Blumenthal is a co-sponsor of a bill that would extend the Export-Import Bank’s charter through 2022, “continuing the bank’s ability to provide businesses with tools they need to compete in the global marketplace and create American jobs.”

“For countless Connecticut manufacturers and small-business owners, the Export-Import Bank is expanding markets abroad and creating growth opportunities at home,” Blumenthal said. “Even if these businesses are not themselves exporters, they benefit from Ex-Im support when the products they manufacture are bought by larger exporters.”

The bank’s charter has been renewed without fanfare 16 times. In 2012 it was authorized until Sept. 30, 2014. But when that term neared its end, Congress reauthorized the bank for only nine months, until June 30.

Diane Farrell was selected to serve on the Export-Import Bank’s Board of Directors by former President George W. Bush and served from 2007 until 2011. She says the showdown over the bank “is unfortunate because it has helped thousands of companies.”

“The fact is it returns money each year to the taxpayer, and that is really beneficial,” she said.

Farrell said problems associated with the bank, including the fact that it sometimes unwittingly hurts a U.S. company by helping a foreign competitor, could be addressed.

Supporters are concerned that the controversy over the bank will limit their ability to get a long-term reauthorization of the bank’s charter.
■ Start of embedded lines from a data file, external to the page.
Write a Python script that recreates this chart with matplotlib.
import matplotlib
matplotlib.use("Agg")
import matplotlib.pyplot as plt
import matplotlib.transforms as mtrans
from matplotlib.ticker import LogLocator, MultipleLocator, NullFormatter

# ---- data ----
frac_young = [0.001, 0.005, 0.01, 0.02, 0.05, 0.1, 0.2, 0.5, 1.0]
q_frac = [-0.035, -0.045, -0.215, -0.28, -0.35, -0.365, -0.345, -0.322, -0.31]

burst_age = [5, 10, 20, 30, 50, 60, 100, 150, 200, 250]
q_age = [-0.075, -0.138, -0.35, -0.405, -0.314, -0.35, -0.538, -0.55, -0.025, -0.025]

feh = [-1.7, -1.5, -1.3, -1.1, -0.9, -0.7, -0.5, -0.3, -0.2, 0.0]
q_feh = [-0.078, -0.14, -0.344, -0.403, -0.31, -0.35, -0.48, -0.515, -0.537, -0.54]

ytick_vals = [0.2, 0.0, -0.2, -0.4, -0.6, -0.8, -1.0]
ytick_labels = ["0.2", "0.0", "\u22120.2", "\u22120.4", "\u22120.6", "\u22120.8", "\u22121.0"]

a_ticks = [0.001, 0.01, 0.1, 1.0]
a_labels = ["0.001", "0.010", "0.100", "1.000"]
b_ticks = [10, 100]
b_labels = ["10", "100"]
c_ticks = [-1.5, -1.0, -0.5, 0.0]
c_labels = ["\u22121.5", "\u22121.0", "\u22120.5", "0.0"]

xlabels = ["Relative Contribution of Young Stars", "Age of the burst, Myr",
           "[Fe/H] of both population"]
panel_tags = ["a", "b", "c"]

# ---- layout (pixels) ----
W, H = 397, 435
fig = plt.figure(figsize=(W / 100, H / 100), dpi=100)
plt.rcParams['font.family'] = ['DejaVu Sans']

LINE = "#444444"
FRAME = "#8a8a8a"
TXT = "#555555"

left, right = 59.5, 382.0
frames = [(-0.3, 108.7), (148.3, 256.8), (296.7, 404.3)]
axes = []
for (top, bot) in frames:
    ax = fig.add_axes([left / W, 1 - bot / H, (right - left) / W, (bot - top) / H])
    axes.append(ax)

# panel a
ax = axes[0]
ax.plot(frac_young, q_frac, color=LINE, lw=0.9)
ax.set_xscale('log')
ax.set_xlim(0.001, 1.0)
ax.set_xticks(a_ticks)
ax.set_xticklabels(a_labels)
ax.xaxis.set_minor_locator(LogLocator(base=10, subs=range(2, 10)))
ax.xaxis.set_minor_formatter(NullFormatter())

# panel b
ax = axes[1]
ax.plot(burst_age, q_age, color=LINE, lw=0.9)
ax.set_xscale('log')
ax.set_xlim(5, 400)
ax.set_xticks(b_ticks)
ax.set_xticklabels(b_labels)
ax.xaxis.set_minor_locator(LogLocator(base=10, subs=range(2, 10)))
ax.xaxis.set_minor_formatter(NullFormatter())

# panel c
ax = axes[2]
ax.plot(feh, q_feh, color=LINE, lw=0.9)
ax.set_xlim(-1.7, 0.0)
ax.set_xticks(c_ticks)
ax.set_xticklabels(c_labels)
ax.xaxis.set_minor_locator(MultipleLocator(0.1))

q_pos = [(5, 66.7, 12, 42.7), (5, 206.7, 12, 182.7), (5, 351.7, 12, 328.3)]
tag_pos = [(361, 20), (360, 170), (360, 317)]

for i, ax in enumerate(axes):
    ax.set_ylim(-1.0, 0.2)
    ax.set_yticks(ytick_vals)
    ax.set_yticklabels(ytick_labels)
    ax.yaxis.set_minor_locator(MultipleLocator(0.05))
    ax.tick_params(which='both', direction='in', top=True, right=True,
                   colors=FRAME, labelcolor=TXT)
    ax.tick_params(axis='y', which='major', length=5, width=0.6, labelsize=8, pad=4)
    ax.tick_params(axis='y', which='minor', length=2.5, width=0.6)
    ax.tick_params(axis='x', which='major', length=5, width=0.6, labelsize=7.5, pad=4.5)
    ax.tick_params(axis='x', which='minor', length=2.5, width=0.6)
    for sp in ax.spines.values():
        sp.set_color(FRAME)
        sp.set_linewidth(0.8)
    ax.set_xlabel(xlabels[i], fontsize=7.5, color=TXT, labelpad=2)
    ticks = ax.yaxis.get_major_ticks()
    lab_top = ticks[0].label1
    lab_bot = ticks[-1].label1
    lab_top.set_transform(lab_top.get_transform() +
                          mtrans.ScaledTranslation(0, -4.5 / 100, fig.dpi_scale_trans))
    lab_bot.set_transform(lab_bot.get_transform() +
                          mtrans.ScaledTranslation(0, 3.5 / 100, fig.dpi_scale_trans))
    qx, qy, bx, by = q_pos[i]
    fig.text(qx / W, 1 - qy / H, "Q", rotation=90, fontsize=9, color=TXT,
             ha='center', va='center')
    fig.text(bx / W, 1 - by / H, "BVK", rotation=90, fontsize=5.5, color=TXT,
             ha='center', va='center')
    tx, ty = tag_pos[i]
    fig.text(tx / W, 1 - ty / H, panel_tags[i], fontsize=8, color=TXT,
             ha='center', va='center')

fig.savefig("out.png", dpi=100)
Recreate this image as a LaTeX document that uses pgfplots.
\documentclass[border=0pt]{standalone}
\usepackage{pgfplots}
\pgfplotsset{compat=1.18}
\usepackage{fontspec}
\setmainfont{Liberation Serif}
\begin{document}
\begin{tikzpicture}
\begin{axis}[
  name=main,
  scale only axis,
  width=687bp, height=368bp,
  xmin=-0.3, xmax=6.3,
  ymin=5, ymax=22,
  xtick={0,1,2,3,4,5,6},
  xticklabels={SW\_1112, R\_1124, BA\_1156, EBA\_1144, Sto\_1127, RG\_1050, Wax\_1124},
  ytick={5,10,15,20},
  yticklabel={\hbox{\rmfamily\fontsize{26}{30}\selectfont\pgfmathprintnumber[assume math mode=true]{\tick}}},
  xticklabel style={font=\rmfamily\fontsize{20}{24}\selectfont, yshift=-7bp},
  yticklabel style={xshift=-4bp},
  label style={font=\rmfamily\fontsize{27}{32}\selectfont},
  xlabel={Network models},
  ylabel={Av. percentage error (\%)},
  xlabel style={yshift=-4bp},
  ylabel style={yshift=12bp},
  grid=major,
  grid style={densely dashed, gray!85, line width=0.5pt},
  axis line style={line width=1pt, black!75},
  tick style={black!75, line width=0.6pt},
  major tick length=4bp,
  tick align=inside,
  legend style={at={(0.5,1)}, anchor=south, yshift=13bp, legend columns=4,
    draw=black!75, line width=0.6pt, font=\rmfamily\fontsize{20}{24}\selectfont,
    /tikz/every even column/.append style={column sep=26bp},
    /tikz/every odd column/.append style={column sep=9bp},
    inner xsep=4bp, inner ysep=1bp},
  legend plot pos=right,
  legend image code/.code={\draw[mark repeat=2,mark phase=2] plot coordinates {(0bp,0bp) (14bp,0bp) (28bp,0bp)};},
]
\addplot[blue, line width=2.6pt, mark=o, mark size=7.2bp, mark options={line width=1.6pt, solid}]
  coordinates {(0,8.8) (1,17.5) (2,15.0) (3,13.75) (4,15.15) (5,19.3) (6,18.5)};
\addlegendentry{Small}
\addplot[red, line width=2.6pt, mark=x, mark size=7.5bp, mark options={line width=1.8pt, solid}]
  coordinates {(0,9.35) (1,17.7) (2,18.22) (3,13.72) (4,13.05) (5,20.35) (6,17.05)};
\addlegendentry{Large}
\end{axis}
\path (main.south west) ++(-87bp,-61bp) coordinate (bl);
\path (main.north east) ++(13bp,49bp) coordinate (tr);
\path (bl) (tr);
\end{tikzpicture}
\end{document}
Another short-term extension will hurt the ability of exporters to plan, they say.

And there’s also the prospect the bank’s charter will not be reauthorized, meaning the end of the institution.

Xamax Industries Inc., of Seymour,  a company that makes industrial materials like wire and cable insulation, uses the Export-Import Bank’s insurance program that pays a company when a foreign customer doesn’t.

That payment-guarantee program has helped boost exports, said Xamax CEO Martin Weinberg, because he can offer his customers favorable payment terms. He said the bank’s demise would hurt his company’s competitiveness overseas.

“If the bank’s charter is not renewed, all or some of our customers may be asked to pay cash in advance, and they may not want to do this,” Weinberg said.